**** Given records ****
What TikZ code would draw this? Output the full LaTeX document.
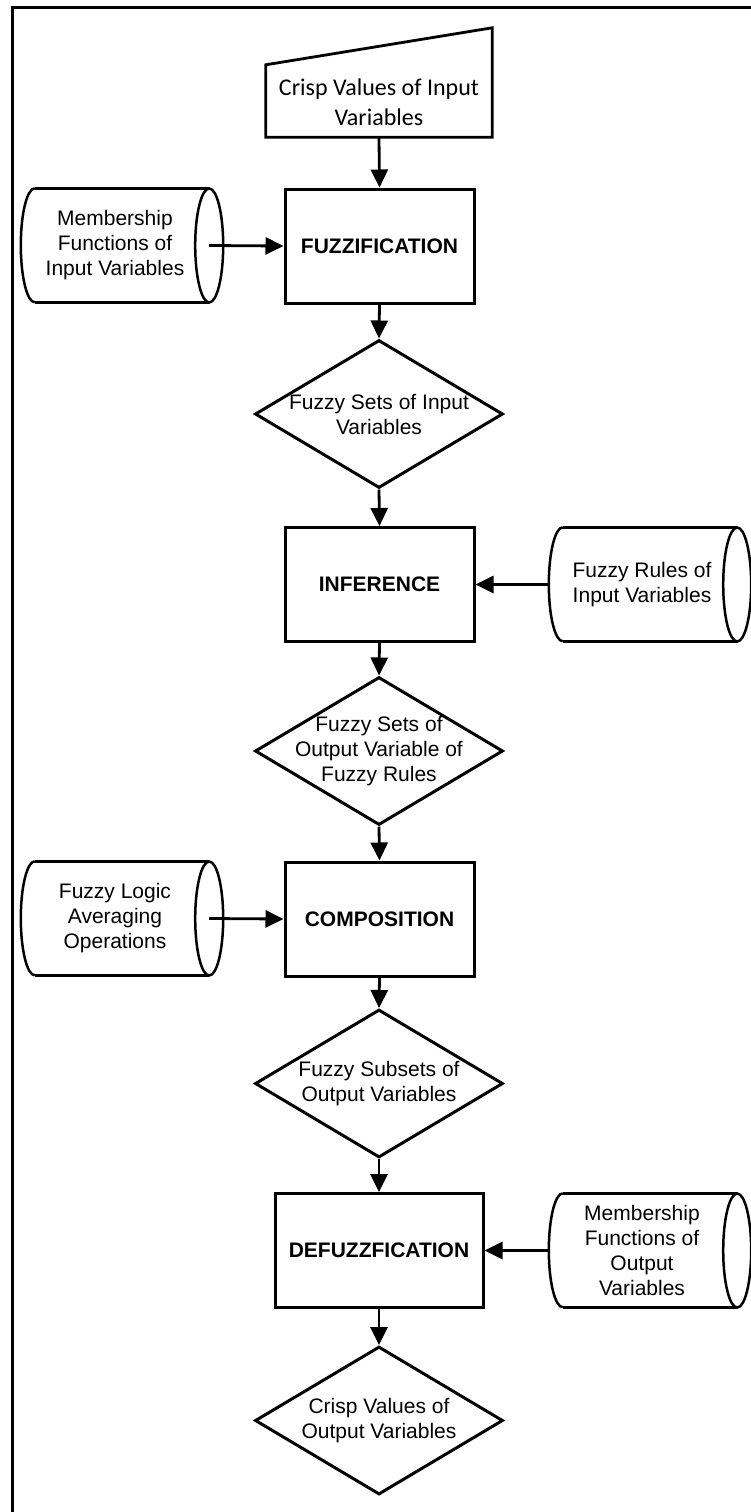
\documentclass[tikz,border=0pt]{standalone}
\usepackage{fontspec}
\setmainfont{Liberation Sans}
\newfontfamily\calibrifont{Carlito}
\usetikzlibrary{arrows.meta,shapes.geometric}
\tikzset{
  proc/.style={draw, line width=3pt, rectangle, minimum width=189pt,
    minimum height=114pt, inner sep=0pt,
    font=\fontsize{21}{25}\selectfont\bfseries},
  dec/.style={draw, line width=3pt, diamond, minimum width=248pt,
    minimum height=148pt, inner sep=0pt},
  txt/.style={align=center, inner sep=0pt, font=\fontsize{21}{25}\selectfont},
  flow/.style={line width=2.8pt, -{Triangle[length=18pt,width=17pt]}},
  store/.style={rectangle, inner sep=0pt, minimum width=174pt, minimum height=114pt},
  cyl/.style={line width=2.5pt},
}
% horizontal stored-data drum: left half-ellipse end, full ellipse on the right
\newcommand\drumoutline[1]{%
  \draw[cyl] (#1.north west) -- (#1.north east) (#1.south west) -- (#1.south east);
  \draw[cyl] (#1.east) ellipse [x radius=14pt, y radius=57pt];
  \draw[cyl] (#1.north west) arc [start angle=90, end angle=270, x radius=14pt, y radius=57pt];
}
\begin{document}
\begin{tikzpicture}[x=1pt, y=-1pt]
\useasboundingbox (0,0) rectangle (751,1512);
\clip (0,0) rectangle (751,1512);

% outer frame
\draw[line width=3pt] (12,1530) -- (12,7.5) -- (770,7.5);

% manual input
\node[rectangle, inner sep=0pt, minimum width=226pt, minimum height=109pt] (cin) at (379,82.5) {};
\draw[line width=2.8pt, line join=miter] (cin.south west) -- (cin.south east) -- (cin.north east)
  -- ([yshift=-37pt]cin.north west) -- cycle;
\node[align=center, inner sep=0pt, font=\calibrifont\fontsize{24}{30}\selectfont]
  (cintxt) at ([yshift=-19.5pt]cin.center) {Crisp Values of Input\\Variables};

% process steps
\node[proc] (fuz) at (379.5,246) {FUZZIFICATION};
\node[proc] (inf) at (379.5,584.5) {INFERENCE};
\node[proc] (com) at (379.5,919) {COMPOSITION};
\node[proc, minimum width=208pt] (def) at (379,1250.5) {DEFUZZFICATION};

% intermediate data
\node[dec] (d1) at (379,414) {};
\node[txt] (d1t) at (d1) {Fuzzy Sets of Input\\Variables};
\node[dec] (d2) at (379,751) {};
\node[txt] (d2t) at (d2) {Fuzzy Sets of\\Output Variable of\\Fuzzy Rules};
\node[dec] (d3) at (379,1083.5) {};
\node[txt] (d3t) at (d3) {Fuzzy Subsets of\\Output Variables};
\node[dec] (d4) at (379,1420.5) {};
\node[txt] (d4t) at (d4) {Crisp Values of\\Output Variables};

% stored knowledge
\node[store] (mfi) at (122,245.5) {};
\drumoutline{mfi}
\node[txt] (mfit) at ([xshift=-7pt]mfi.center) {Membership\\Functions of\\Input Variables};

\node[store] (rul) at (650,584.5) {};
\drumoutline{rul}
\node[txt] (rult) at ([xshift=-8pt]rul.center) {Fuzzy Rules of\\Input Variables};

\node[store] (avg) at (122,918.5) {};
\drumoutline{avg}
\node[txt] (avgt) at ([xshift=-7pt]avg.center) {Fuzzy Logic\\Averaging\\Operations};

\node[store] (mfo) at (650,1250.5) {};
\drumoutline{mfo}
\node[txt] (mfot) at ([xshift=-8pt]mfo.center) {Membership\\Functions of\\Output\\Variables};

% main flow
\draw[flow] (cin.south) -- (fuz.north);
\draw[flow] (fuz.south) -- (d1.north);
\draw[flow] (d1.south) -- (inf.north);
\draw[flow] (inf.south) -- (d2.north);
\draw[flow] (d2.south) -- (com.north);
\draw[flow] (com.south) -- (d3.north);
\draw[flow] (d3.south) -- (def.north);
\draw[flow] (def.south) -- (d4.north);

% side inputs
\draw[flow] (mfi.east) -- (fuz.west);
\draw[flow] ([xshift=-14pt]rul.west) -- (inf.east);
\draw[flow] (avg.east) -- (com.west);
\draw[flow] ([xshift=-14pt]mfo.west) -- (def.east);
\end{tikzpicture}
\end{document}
****
**** Given records ****
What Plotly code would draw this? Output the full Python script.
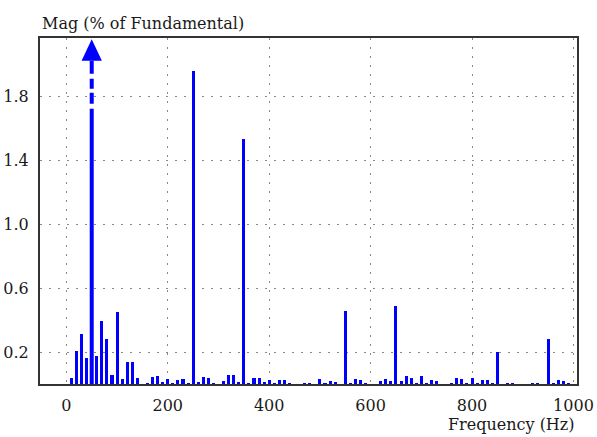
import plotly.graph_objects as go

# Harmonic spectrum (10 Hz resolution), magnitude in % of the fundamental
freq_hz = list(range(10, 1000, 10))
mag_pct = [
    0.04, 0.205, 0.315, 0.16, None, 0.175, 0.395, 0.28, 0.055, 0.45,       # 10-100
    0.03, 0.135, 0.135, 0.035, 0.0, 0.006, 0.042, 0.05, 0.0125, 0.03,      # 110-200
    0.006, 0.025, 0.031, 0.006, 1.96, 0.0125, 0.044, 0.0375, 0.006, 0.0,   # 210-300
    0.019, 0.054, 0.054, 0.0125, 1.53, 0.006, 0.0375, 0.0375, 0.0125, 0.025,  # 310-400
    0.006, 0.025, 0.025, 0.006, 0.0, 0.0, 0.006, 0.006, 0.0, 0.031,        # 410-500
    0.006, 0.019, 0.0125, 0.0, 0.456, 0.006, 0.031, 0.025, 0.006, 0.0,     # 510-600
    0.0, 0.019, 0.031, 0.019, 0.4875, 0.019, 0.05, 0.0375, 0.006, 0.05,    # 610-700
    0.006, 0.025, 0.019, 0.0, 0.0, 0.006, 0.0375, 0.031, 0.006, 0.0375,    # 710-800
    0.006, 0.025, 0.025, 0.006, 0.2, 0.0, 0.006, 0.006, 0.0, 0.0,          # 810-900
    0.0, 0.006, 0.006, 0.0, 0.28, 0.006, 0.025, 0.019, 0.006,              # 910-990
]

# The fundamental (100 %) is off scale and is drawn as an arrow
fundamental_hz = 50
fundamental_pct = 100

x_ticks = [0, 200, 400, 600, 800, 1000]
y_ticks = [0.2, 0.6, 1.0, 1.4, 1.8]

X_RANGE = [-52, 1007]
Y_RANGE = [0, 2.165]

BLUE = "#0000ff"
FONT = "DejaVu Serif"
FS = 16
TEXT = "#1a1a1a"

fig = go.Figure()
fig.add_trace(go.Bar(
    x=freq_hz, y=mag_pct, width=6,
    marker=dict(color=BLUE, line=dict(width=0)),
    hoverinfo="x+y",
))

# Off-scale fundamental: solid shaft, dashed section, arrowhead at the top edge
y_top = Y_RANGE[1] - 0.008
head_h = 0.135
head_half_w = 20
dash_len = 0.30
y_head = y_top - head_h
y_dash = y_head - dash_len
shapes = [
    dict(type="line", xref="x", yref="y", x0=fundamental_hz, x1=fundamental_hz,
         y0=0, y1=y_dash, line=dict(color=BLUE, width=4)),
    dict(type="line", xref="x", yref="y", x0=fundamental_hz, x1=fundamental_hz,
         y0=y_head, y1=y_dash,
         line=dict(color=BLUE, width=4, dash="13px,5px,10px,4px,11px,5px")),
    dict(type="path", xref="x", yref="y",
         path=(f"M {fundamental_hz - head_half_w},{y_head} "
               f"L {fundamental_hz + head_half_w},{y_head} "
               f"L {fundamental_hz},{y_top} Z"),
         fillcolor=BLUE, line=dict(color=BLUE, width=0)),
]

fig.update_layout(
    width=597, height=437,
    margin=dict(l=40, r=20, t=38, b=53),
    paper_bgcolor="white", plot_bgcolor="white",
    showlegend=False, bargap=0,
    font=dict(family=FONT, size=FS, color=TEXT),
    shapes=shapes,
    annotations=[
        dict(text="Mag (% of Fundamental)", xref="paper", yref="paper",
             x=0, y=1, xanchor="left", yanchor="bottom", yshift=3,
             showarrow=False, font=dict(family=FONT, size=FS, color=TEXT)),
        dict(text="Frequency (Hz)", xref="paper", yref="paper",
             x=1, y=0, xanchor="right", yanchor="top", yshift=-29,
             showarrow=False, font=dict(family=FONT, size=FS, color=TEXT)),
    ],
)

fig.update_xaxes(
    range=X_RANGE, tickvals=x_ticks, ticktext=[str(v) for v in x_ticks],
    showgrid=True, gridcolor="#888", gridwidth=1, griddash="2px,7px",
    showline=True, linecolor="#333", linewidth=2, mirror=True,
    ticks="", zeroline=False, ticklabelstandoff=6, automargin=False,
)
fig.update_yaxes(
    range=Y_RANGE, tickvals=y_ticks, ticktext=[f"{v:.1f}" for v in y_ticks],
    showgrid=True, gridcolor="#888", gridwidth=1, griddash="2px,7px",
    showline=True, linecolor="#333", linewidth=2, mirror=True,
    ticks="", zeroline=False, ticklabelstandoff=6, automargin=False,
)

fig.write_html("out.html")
****
◆ **Problem requirements**
Above are some entries. Restate word for word the lines from the one holding "What TikZ code" through the one holding "(cintxt) at ([yshift=-19.5pt]cin.center)", but not the pictures.

◆ **Task answer**
What TikZ code would draw this? Output the full LaTeX document.
\documentclass[tikz,border=0pt]{standalone}
\usepackage{fontspec}
\setmainfont{Liberation Sans}
\newfontfamily\calibrifont{Carlito}
\usetikzlibrary{arrows.meta,shapes.geometric}
\tikzset{
  proc/.style={draw, line width=3pt, rectangle, minimum width=189pt,
    minimum height=114pt, inner sep=0pt,
    font=\fontsize{21}{25}\selectfont\bfseries},
  dec/.style={draw, line width=3pt, diamond, minimum width=248pt,
    minimum height=148pt, inner sep=0pt},
  txt/.style={align=center, inner sep=0pt, font=\fontsize{21}{25}\selectfont},
  flow/.style={line width=2.8pt, -{Triangle[length=18pt,width=17pt]}},
  store/.style={rectangle, inner sep=0pt, minimum width=174pt, minimum height=114pt},
  cyl/.style={line width=2.5pt},
}
% horizontal stored-data drum: left half-ellipse end, full ellipse on the right
\newcommand\drumoutline[1]{%
  \draw[cyl] (#1.north west) -- (#1.north east) (#1.south west) -- (#1.south east);
  \draw[cyl] (#1.east) ellipse [x radius=14pt, y radius=57pt];
  \draw[cyl] (#1.north west) arc [start angle=90, end angle=270, x radius=14pt, y radius=57pt];
}
\begin{document}
\begin{tikzpicture}[x=1pt, y=-1pt]
\useasboundingbox (0,0) rectangle (751,1512);
\clip (0,0) rectangle (751,1512);

% outer frame
\draw[line width=3pt] (12,1530) -- (12,7.5) -- (770,7.5);

% manual input
\node[rectangle, inner sep=0pt, minimum width=226pt, minimum height=109pt] (cin) at (379,82.5) {};
\draw[line width=2.8pt, line join=miter] (cin.south west) -- (cin.south east) -- (cin.north east)
  -- ([yshift=-37pt]cin.north west) -- cycle;
\node[align=center, inner sep=0pt, font=\calibrifont\fontsize{24}{30}\selectfont]
  (cintxt) at ([yshift=-19.5pt]cin.center) {Crisp Values of Input\\Variables};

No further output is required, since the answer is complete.